Phosphor Bronze: Springs, Wear Plates, and Electrical Applications
Phosphor bronze (C510 and C521 are the common wrought grades) is distinguished by its phosphorus content — 0.01 to 0.35 percent — which deoxidizes the melt and improves fatigue resistance, tensile strength, and wear behavior compared to plain tin bronze. C510 in the hard-drawn condition reaches 85,000 psi tensile strength with a spring-back behavior that makes it the standard material for formed springs, electrical contact fingers, and precision snap rings in industrial assemblies.
In Dubuque's industrial and equipment manufacturing context, phosphor bronze sheet and strip appear in: electrical contact springs in control panels and sensor assemblies for construction equipment electronics, formed retaining clips and wave springs in precision sub-assemblies, and bearing strip material for thin-wall sleeve bearings in high-volume applications. The material's combination of conductivity (approximately 15 percent IACS — much lower than copper but adequate for contact applications), spring-back behavior, and corrosion resistance makes it irreplaceable for these specific uses.
Wear plate applications in C954 aluminum bronze and C510 phosphor bronze are also relevant in Dubuque's food processing equipment sector, where non-ferrous wear surfaces are required in food-contact zones where steel wear debris would be a contamination risk. Bronze slide rails, wear pads, and guide bushings in food equipment are a documented use case, and local shops with experience in both food-equipment and bearing production can supply these components with the required surface finish and dimensional accuracy.

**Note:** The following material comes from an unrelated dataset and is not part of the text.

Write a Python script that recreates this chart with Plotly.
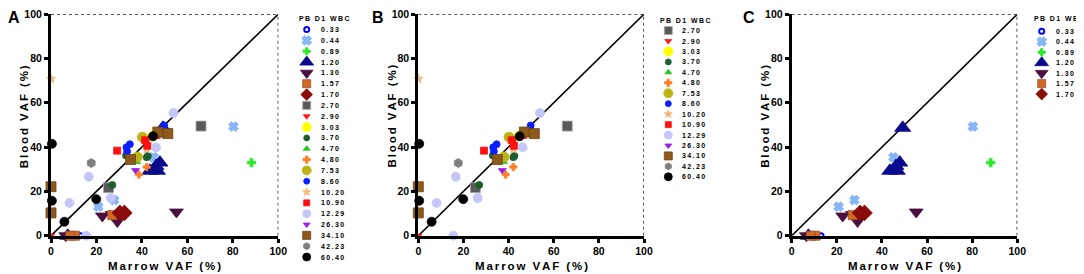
import plotly.graph_objects as go

# ---------------- data ----------------
WBC = ["0.33", "0.44", "0.89", "1.20", "1.30", "1.57", "1.70", "2.70", "2.90", "3.03",
       "3.70", "4.70", "4.80", "7.53", "8.60", "10.20", "10.90", "12.29", "26.30",
       "34.10", "42.23", "60.40"]

MARROW_VAF = [
    [13.0],                                      # 0.33
    [80.3, 45.1, 27.8, 20.8],                    # 0.44
    [88.2],                                      # 0.89
    [49.2, 47.9, 46.2, 45.5, 43.5, 46.8, 7.4],   # 1.20
    [22.6, 26.9, 29.2, 55.2, 6.5],               # 1.30
    [10.5, 8.5, 27.0],                           # 1.57
    [30.3, 32.3],                                # 1.70
    [66.0, 25.3],                                # 2.70
    [0.0],                                       # 2.90
    [44.7, 37.7],                                # 3.03
    [33.0, 42.1, 42.6, 27.0],                    # 3.70
    [37.7],                                      # 4.70
    [38.7, 42.1],                                # 4.80
    [40.2, 38.0],                                # 7.53
    [49.8, 34.7, 33.2, 33.5],                    # 8.60
    [0.0, 42.1],                                 # 10.20
    [29.1, 41.4, 42.4, 46.5],                    # 10.90
    [53.9, 46.2, 16.6, 26.3, 8.1, 15.5],         # 12.29
    [35.4, 37.2, 45.8],                          # 26.30
    [0.0, 0.0, 35.0, 47.0, 51.4],                # 34.10
    [17.7],                                      # 42.23
    [0.4, 0.4, 5.9, 19.9, 44.9],                 # 60.40
]

BLOOD_VAF = [
    [0.0],                                       # 0.33
    [49.3, 35.4, 16.1, 13.1],                    # 0.44
    [33.0],                                      # 0.89
    [48.7, 33.0, 31.5, 30.0, 29.3, 29.3, 0.0],   # 1.20
    [8.9, 9.6, 6.4, 10.7, 0.0],                  # 1.30
    [0.0, 0.0, 9.3],                             # 1.57
    [10.3, 10.3],                                # 1.70
    [49.5, 21.7],                                # 2.70
    [0.0],                                       # 2.90
    [45.0, 35.4],                                # 3.03
    [36.2, 35.4, 36.0, 22.9],                    # 3.70
    [33.4],                                      # 4.70
    [27.6, 31.0],                                # 4.80
    [44.5, 35.5],                                # 7.53
    [49.8, 41.3, 39.9, 38.0],                    # 8.60
    [70.8, 39.1],                                # 10.20
    [38.4, 43.1, 40.6, 45.5],                    # 10.90
    [55.4, 39.9, 26.6, 17.0, 14.8, 0.0],         # 12.29
    [34.0, 29.5, 45.0],                          # 26.30
    [22.1, 10.3, 34.4, 46.8, 46.1],              # 34.10
    [32.8],                                      # 42.23
    [41.5, 15.8, 6.3, 16.5, 44.9],               # 60.40
]

TICKS = [0, 20, 40, 60, 80, 100]
PANEL_LETTERS = ["A", "B", "C"]
X_TITLE = "Marrow VAF (%)"
Y_TITLE = "Blood VAF (%)"
LEGEND_TITLE = "PB D1 WBC"
WBC_SPLIT = 2.70   # panel B: WBC >= 2.70, panel C: WBC < 2.70

# ---------------- styles ----------------
SYMBOLS = ["circle-open", "x", "cross", "triangle-up", "triangle-down", "square", "diamond",
           "square", "triangle-down", "circle", "circle", "triangle-up", "cross", "circle",
           "circle", "star", "square", "circle", "triangle-down", "square", "hexagon", "circle"]
COLORS = ["#0000FF", "#86B6F6", "#2EE82E", "#0A0A8C", "#4A0F3F", "#D06A22", "#8B0A0A",
          "#5A5A5A", "#FF1A1A", "#FFFF00", "#1E5E2E", "#22C522", "#FF7F24", "#BDB316",
          "#0A1EFF", "#F7B577", "#FF1010", "#C3C6F7", "#9A20E0", "#8E5A1C", "#808080",
          "#000000"]
LINE_COLORS = ["#0000FF", "#86B6F6", "#2EE82E", "#0A0A8C", "#4A0F3F", "#A0522D", "#8B0A0A",
               "#A8A8A8", "#FF1A1A", "#FFFF00", "#1E5E2E", "#22C522", "#FF7F24", "#BDB316",
               "#0A1EFF", "#F7B577", "#FF1010", "#C3C6F7", "#9A20E0", "#6B4212", "#808080",
               "#000000"]
SIZES = [5, 7, 7, 14, 12, 9, 12, 10, 6, 10, 7, 7, 6, 10, 7, 7, 7, 9, 7, 10, 9, 9]
LEG_SIZES = [5, 7, 6, 12, 11, 8, 9, 8, 6, 9, 6, 6, 6, 9, 6, 6, 6, 8, 6, 8, 7, 8]

# The page body has an 8px margin, so the figure is sized to fit the window after it,
# and reference pixel positions are mapped into figure coordinates below.
OFF = 8
FW, FH = 1084 - OFF, 274 - OFF
FONT = "Arial, Liberation Sans, sans-serif"
SIXTH = "\u2006"
THIN = "\u2009"


def spaced(s, sep):
    return sep.join(list(s))


def px_x(p):
    return (p - OFF) / FW


def px_y(p):
    # reference rows 3..274 mapped onto the visible figure height
    return 1 - (p - 3.0) / 271.0


# panel geometry (reference pixels)
PANEL_X = [(51.0, 278.3), (418.3, 644.0), (791.7, 1017.3)]
PANEL_Y = (9.3, 235.0)
# legend geometry: marker x, label x, first row y, last row y, title x, title y
LEG_GEOM = [(306.7, 319.0, 25.0, 256.7, 297.0, 13.3),
            (668.3, 680.0, 26.0, 175.0, 658.0, 15.3),
            (1041.7, 1054.0, 26.7, 90.7, 1031.5, 13.7)]
LETTER_X = [14.0, 378.3, 749.0]

panel_members = [
    list(range(len(WBC))),
    [i for i, w in enumerate(WBC) if float(w) >= WBC_SPLIT],
    [i for i, w in enumerate(WBC) if float(w) < WBC_SPLIT],
]

fig = go.Figure()
layout = dict(
    width=FW, height=FH, margin=dict(l=0, r=0, t=0, b=0, pad=0, autoexpand=False),
    paper_bgcolor="white", plot_bgcolor="white", showlegend=False,
    font=dict(family=FONT, color="black"),
)
annotations = []
shapes = []

for p in range(3):
    ax = "" if p == 0 else str(p + 1)
    xa, ya = "x" + ax, "y" + ax
    x0, x1 = PANEL_X[p]
    axis_common = dict(
        range=[0, 100], showgrid=False, zeroline=False, showline=True, automargin=False,
        linecolor="black", linewidth=3, ticks="outside", ticklen=4, tickwidth=2.5,
        tickcolor="black", tickvals=TICKS, ticktext=[str(t) for t in TICKS],
        tickfont=dict(family=FONT, size=10.5, color="black", weight="bold"),
        ticklabeloverflow="allow", fixedrange=True,
    )
    layout["xaxis" + ax] = dict(axis_common, domain=[px_x(x0), px_x(x1)], anchor=ya)
    layout["yaxis" + ax] = dict(axis_common, domain=[px_y(PANEL_Y[1]), px_y(PANEL_Y[0])],
                                anchor=xa)
    # identity line and dotted frame
    shapes.append(dict(type="line", xref=xa, yref=ya, x0=0, y0=0, x1=100, y1=100,
                       line=dict(color="black", width=1.6), layer="below"))
    shapes.append(dict(type="line", xref=xa, yref=ya, x0=0, y0=100, x1=100, y1=100,
                       line=dict(color="#222", width=1.5, dash="dot"), layer="below"))
    shapes.append(dict(type="line", xref=xa, yref=ya, x0=100, y0=0, x1=100, y1=100,
                       line=dict(color="#222", width=1.5, dash="dot"), layer="below"))

    for i in panel_members[p]:
        fig.add_trace(go.Scatter(
            x=MARROW_VAF[i], y=BLOOD_VAF[i], mode="markers", name=WBC[i],
            xaxis=xa, yaxis=ya, cliponaxis=False,
            marker=dict(symbol=SYMBOLS[i], size=SIZES[i], color=COLORS[i],
                        line=dict(color=LINE_COLORS[i],
                                  width=2 if SYMBOLS[i] in ("circle-open", "x") else 0.8)),
        ))

    # axis titles and panel letter
    annotations.append(dict(text=spaced(X_TITLE, SIXTH), xref="paper", yref="paper",
                            x=px_x((x0 + x1) / 2), y=px_y(266.0), showarrow=False,
                            xanchor="center", yanchor="middle", borderpad=0,
                            font=dict(family=FONT, size=11.5, weight="bold")))
    annotations.append(dict(text=spaced(Y_TITLE, SIXTH), xref="paper", yref="paper",
                            x=px_x(x0 - 26.3), y=px_y(113.5), showarrow=False, textangle=-90,
                            xanchor="center", yanchor="middle", borderpad=0,
                            font=dict(family=FONT, size=11.5, weight="bold")))
    annotations.append(dict(text=PANEL_LETTERS[p], xref="paper", yref="paper",
                            x=px_x(LETTER_X[p]), y=1.0, showarrow=False,
                            xanchor="center", yanchor="top", borderpad=0,
                            font=dict(family=FONT, size=16, weight="bold")))

    # legend drawn on its own small axis
    lx, tx, yf, yl, ttx, tty = LEG_GEOM[p]
    lax = str(p + 4)
    members = panel_members[p]
    n = len(members)
    layout["xaxis" + lax] = dict(domain=[px_x(lx), px_x(tx)], range=[0, 1], visible=False,
                                 anchor="y" + lax, fixedrange=True, automargin=False)
    layout["yaxis" + lax] = dict(domain=[px_y(yl), px_y(yf)], range=[n - 1, 0], visible=False,
                                 anchor="x" + lax, fixedrange=True, automargin=False)
    for k, i in enumerate(members):
        fig.add_trace(go.Scatter(
            x=[0], y=[k], mode="markers", xaxis="x" + lax, yaxis="y" + lax,
            cliponaxis=False, hoverinfo="skip",
            marker=dict(symbol=SYMBOLS[i], size=LEG_SIZES[i], color=COLORS[i],
                        line=dict(color=LINE_COLORS[i],
                                  width=2 if SYMBOLS[i] in ("circle-open", "x") else 0.8)),
        ))
        annotations.append(dict(text=spaced(WBC[i], THIN), xref="x" + lax, yref="y" + lax,
                                x=1, y=k, showarrow=False, xanchor="left", yanchor="middle",
                                font=dict(family=FONT, size=7, weight="bold")))
    annotations.append(dict(text=spaced(LEGEND_TITLE, THIN), xref="paper", yref="paper",
                            x=px_x(ttx), y=px_y(tty), showarrow=False, xanchor="left",
                            yanchor="middle", font=dict(family=FONT, size=7, weight="bold")))

layout["annotations"] = annotations
layout["shapes"] = shapes
fig.update_layout(**layout)
fig.write_html("out.html")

Machining and Boring Bronze in Dubuque: Practical Process Notes
Bronze sleeve bearing machining centers on achieving the correct bore diameter, surface finish, and wall thickness for the application. The bore tolerance for a C932 sleeve bearing pressed into a steel housing and running on a ground steel pin is typically specified as an H7 fit on the bore — approximately plus 0.000 to plus 0.001 inch on the finished bore diameter in common sizes from 0.5 to 4 inch. This must account for the bore closure that occurs when the bronze sleeve is pressed into the housing: a 0.002 to 0.003 inch interference press fit typically closes the bore by 0.001 to 0.002 inch, meaning the pre-press bore must be machined 0.001 to 0.002 inch oversize of the target clearance to compensate.
Dubuque shops with experience in bearing production understand this press-in allowance and will ask for the housing bore diameter and press-fit specification during the RFQ process so they can machine the bearing to the correct pre-press dimension. Buyers who do not communicate this information create rework situations when the pressed-in bearing has insufficient clearance on the shaft. This is a basic but frequently mishandled specification detail.
For oil-impregnated powdered metal or sintered bronze bushings, the machining rules are different — these must not be machined after impregnation because cutting operations close the surface pores that retain the oil. Standard sintered bronze bushings are purchased to near-net size from specialty suppliers; if custom sizing is needed, the bronze must be coined or sized, not cut. Dubuque shops that produce machined solid bronze bearings from cast stock are not the same as sintered-bushing suppliers — buyers should confirm which product type is needed before approaching the market.